Repeat only the lines running from the beginning of the material through the line that contains "from matplotlib.ticker import".

-- DATA SHOWN start --

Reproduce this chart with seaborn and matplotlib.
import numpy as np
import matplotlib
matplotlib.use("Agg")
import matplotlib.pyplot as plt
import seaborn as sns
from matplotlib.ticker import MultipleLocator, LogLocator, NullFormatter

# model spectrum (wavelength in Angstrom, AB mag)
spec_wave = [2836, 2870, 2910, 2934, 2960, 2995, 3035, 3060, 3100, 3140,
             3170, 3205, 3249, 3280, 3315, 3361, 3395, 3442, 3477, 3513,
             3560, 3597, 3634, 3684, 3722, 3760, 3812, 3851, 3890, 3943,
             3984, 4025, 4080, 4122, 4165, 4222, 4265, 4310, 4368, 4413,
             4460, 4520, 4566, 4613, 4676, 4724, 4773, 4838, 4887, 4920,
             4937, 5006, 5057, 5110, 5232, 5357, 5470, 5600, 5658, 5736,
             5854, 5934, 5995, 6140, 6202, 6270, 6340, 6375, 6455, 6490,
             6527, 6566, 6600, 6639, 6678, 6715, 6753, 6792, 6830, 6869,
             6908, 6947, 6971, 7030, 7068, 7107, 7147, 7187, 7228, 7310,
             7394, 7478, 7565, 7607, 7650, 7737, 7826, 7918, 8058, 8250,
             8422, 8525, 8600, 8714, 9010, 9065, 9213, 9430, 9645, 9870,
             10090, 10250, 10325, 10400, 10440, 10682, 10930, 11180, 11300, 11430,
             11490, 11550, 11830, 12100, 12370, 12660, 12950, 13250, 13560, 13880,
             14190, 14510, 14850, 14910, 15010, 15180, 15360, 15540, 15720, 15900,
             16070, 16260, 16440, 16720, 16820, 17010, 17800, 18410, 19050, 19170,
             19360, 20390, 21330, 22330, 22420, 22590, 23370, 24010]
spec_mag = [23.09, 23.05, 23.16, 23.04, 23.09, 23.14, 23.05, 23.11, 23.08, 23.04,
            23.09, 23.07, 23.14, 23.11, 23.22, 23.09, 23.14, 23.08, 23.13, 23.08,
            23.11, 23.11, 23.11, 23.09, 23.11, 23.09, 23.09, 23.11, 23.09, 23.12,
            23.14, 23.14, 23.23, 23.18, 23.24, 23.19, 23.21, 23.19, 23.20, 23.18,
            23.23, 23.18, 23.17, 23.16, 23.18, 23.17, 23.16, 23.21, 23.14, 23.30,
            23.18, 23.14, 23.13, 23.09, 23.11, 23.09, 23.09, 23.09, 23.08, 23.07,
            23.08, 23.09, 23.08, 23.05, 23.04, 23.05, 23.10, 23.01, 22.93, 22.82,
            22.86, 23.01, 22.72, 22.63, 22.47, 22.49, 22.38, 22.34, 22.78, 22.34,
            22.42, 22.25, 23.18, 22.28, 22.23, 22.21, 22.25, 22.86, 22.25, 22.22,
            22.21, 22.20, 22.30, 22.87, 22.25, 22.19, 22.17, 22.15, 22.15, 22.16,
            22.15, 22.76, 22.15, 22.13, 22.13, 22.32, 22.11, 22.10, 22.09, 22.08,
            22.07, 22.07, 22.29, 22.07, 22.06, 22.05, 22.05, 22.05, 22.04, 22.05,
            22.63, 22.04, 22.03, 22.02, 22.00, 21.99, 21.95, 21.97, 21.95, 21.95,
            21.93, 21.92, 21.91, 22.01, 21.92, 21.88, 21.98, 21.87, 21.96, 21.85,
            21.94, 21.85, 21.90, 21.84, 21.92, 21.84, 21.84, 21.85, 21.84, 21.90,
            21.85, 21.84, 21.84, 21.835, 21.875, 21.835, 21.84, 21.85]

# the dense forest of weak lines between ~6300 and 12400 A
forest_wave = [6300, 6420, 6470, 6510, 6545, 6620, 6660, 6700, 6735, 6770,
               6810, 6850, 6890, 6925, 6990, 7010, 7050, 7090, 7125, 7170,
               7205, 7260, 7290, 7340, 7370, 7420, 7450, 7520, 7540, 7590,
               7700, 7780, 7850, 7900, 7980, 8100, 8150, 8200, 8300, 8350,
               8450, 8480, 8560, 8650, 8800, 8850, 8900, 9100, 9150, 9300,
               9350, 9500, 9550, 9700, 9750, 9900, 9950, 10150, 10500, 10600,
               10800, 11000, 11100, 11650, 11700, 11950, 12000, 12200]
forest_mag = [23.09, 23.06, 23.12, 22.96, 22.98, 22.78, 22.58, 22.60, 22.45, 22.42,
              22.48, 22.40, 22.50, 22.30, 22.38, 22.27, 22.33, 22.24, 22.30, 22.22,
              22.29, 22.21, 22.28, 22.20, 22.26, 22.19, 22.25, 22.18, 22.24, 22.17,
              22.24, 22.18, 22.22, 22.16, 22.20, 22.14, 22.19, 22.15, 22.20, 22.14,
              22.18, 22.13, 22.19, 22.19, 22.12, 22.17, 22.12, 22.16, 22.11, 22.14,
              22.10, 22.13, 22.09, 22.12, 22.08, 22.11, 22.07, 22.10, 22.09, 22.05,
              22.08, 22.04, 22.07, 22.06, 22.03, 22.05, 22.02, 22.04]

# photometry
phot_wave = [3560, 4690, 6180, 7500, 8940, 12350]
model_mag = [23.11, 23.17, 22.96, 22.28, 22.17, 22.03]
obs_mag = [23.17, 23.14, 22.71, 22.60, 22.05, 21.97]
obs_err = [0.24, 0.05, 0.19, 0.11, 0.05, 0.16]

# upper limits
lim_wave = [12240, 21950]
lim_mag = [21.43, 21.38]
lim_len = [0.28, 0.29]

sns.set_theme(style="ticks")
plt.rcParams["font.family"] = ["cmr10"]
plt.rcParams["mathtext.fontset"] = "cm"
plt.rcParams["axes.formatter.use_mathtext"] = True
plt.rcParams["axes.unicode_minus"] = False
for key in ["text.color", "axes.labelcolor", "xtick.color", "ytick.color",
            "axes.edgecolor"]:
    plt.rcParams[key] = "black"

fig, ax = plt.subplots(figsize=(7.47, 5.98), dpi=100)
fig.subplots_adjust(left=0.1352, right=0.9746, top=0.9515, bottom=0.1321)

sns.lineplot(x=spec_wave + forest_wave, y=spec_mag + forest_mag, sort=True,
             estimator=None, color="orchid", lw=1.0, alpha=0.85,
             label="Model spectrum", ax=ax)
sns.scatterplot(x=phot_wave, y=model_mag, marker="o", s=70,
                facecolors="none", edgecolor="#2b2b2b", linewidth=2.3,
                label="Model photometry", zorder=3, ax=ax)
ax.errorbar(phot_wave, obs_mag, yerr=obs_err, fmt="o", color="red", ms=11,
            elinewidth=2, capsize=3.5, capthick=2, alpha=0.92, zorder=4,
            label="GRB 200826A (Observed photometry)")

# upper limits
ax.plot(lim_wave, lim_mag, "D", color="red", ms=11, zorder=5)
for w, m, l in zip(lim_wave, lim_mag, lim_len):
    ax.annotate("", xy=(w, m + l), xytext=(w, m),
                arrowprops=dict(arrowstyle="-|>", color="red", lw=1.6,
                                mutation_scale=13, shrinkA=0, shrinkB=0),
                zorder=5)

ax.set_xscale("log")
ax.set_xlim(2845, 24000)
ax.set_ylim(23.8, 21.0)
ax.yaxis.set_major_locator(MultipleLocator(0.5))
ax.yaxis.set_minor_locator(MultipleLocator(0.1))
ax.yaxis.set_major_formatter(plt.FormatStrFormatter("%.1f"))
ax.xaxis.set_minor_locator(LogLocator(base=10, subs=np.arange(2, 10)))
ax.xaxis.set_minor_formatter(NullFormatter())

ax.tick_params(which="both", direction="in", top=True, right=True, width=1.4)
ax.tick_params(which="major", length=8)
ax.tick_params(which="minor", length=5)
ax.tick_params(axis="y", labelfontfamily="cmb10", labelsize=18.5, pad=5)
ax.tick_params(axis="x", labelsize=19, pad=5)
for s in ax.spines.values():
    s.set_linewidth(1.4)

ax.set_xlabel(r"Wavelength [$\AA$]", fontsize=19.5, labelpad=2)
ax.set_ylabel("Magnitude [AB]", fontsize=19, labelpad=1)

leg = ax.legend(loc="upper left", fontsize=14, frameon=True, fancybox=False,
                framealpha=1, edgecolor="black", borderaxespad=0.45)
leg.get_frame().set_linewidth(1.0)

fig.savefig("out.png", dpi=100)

-- DATA SHOWN end --

### SOLVED PROBLEM
Reproduce this chart with seaborn and matplotlib.
import numpy as np
import matplotlib
matplotlib.use("Agg")
import matplotlib.pyplot as plt
import seaborn as sns
from matplotlib.ticker import MultipleLocator, LogLocator, NullFormatter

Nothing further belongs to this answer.